2. Defining investment bubbles is hard. Usually, when a particular asset class is in a bubble, others are not. Also, investment bubbles are often defined as a speculative price advance when supply is either increasing or can be increased. Shares of tech stocks which were easily reproducable during a time when their value skyrocketed is a good example. I don't have a hard definition of a speculative bubble.

My position: oil was not in an investment or speculative bubble this decade, even though it was a recipient of speculative capital flows. Oil's amplitude of violent highs and lows, which has always characterized oil and certainly obtained this decade, is typical of commodities. Historically, it's harder to distinguish the normal behavior of commodities and spec bubbles. If oil was in a bubble for the past 7 years, then every other asset class was also in a bubble. I can't distinguish in that case between Oakland CA residential real estate, dead shark sculptures by Damien Hirst, platinum, UK football clubs, and oil--this decade.

One can assert that oil was in a bubble this decade, but you'll never be able to prove it.
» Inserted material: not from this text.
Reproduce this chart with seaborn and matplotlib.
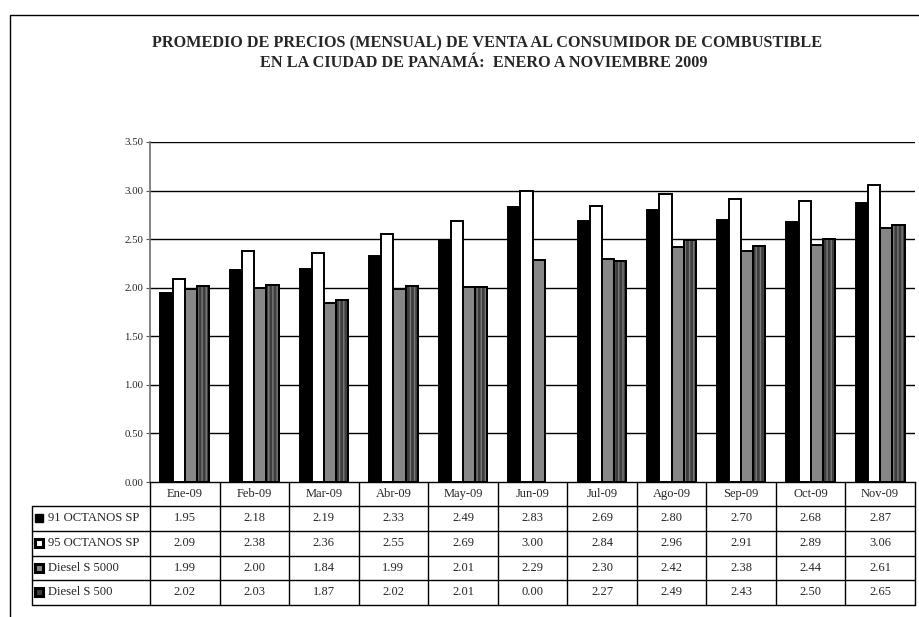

The academic work showing that it was not in a bubble has already been done, and is more voluminous and superior to any analytical work showing the opposite. Again, if oil was in a bubble, then everything was--which means it's not notable or even interesting to assert that oil was in a bubble. (I suppose one could assert tonight that oil is still in a bubble).

I look forward to your thoughts.

Mark me down though: we will never see any sustained daily production of oil from either OPEC or non-OPEC (together, globally) that tops what we have already seen. We have peaked, and are in peak--using the accepted definition.

Gregor



To: Archie Meeties who wrote (114583)12/5/2008 12:02:49 PM
From: Salt'n'Peppa  Respond to of 206343
 
Archimedes, regardless of which case you believe, we are here at $41 oil as of today.

Why we got here is somewhat irrelevant and best left to the academics (although it does have a bearing on the go-forward price of oil).
What we do in reaction to this price is everything.

Dipping a toe back in today on that "smell of fear".. Saving most of both feet for the near future.
Oil chart is inverse parabolic as of late. Must be nearing a bottom.